WGA Members Ratify 4-Year Contract with Hollywood Studios

Published
Score
10

Why it matters

The Writers Guild of America West and East ratified a four-year contract with major studios and streaming services on April 24, 2026, with 90% member approval. The deal, negotiated with the Alliance of Motion Picture and Television Producers representing Disney, Warner Bros., Netflix, and other major players, includes minimum pay increases targeted at comedy and variety writers, improved residuals for re-airings, and enhanced health coverage. WGA West President Michele Mulroney characterized the agreement as building on gains from the 2023 strike while stabilizing the union's Health Fund.

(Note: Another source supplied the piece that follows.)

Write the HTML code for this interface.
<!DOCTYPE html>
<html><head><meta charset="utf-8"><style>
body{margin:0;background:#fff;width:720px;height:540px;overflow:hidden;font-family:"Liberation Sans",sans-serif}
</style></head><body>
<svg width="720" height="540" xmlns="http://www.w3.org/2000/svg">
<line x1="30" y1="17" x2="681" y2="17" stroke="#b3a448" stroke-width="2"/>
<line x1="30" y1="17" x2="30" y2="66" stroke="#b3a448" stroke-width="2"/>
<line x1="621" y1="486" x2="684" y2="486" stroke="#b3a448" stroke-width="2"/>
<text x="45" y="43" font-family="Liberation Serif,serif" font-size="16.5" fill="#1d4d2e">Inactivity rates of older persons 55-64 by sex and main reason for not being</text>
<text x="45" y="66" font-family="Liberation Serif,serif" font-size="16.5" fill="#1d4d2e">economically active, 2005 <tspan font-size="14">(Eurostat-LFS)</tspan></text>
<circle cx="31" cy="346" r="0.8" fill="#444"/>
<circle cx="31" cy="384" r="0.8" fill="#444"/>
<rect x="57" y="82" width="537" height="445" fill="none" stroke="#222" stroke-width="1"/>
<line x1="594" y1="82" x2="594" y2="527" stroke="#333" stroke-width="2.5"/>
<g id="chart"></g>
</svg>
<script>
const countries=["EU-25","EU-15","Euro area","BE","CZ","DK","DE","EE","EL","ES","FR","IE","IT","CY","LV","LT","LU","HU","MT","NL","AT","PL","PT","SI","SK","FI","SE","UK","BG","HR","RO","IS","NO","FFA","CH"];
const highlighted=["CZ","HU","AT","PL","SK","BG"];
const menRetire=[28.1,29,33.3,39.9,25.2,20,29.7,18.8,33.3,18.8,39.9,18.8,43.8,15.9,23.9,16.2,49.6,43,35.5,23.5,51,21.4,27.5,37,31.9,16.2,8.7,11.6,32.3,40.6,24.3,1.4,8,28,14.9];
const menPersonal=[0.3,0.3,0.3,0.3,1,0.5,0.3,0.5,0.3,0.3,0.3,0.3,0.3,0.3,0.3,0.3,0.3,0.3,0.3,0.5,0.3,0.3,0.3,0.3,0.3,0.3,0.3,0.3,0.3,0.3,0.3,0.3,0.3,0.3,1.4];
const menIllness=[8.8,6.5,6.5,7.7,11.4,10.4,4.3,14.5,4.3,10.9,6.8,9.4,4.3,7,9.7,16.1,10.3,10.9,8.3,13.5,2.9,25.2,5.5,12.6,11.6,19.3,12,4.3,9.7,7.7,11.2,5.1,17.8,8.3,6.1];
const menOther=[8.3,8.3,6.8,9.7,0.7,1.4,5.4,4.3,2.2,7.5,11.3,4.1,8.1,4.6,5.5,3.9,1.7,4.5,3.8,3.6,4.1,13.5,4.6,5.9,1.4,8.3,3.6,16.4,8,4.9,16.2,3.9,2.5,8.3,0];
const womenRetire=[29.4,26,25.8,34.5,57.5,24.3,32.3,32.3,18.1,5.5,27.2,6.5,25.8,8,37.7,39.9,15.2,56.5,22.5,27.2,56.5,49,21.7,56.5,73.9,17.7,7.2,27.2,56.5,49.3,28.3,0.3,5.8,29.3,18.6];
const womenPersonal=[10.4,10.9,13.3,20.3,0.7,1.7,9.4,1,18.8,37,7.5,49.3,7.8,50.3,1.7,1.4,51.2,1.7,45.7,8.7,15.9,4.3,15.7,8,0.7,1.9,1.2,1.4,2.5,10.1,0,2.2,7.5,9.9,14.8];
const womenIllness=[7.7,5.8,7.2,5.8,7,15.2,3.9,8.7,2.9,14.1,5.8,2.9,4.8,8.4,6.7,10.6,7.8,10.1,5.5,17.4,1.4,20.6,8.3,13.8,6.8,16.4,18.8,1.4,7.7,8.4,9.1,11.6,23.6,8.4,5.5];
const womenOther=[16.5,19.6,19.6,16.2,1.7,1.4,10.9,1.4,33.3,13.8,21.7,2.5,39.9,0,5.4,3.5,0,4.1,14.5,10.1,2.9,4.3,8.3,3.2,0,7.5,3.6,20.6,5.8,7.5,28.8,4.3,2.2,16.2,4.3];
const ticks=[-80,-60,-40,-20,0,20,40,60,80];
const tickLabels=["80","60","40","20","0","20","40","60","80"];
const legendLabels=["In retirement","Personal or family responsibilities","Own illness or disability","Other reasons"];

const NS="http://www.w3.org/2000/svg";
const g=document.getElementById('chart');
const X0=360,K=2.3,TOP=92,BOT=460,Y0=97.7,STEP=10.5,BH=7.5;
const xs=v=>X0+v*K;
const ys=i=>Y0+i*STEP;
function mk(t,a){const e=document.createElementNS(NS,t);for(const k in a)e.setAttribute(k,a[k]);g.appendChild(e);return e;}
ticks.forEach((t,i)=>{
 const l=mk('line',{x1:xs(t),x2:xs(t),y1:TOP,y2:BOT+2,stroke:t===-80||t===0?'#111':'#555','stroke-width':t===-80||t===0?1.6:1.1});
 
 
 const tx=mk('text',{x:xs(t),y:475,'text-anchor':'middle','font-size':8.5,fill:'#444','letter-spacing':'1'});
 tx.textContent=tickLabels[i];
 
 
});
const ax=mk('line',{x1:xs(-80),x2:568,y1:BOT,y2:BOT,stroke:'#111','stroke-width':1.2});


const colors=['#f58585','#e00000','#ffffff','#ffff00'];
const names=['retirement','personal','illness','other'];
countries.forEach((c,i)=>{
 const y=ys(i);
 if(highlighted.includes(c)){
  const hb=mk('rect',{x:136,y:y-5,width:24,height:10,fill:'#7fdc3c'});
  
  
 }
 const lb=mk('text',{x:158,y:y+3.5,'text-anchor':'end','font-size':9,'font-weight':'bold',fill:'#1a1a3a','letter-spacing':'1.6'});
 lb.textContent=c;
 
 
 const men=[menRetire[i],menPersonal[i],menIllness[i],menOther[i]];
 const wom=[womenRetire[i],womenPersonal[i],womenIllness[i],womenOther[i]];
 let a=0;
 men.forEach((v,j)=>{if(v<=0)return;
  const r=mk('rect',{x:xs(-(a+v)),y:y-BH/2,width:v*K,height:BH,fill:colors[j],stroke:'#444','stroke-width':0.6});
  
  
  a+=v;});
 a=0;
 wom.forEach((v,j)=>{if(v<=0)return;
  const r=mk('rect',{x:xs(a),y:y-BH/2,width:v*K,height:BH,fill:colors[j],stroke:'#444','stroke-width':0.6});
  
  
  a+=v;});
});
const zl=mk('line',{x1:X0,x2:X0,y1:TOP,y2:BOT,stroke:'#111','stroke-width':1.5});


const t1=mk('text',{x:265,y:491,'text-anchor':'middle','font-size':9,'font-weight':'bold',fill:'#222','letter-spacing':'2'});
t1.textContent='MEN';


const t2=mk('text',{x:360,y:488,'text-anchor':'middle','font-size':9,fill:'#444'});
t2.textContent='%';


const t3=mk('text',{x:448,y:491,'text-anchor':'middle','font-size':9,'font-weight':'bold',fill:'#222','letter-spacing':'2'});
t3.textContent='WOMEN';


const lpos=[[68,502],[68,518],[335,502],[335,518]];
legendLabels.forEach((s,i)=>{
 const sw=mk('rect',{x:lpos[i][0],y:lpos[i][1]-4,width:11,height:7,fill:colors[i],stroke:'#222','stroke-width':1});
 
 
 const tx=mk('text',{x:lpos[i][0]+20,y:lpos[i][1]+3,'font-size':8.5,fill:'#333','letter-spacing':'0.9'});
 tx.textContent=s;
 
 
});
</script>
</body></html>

Negotiations concluded in three weeks after a tentative agreement was reached April 4.

The swift resolution stands in sharp contrast to the 2023 labor standoff, which saw the WGA strike for 148 days followed by a concurrent SAG-AFTRA actors strike lasting nearly four months. That dispute, centered on streaming residuals, AI protections, and compensation, cost the California economy over $5 billion and halted production across the industry. The 2026 negotiations avoided similar escalation, with both sides reportedly motivated to prevent a repeat of that disruption.

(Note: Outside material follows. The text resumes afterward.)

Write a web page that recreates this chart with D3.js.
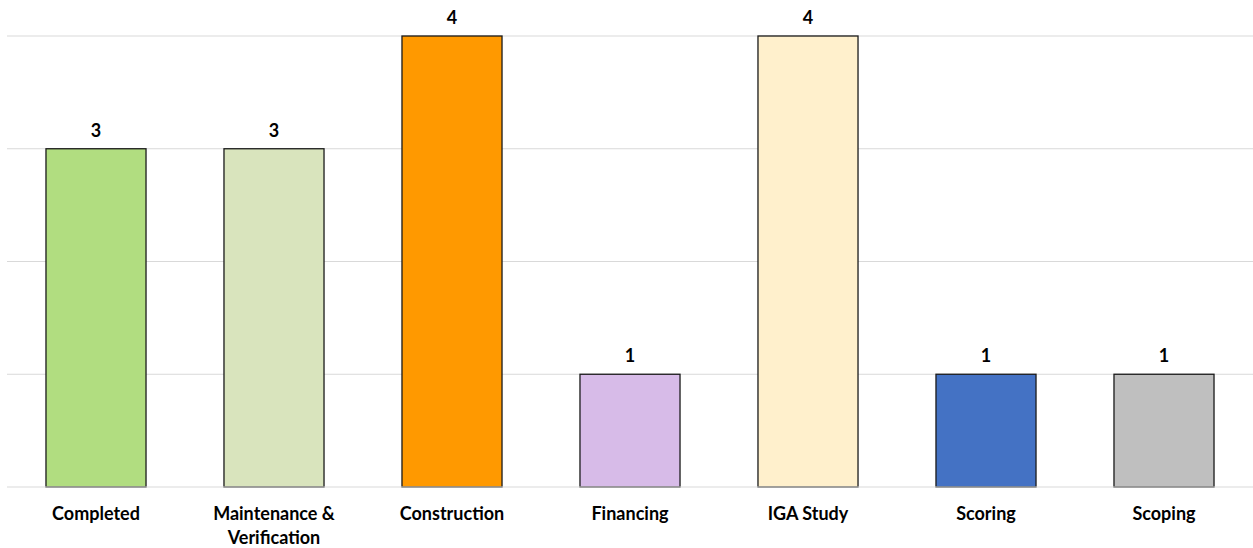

The ratification clears the path for ongoing negotiations between studios and both SAG-AFTRA and the Directors Guild. For attorneys advising entertainment clients, the agreement signals a stabilization of labor relations in an industry still contracting from streaming's impact. The deal's specific AI protections and residuals provisions—details not yet fully public—will likely set benchmarks for the actor and director negotiations ahead.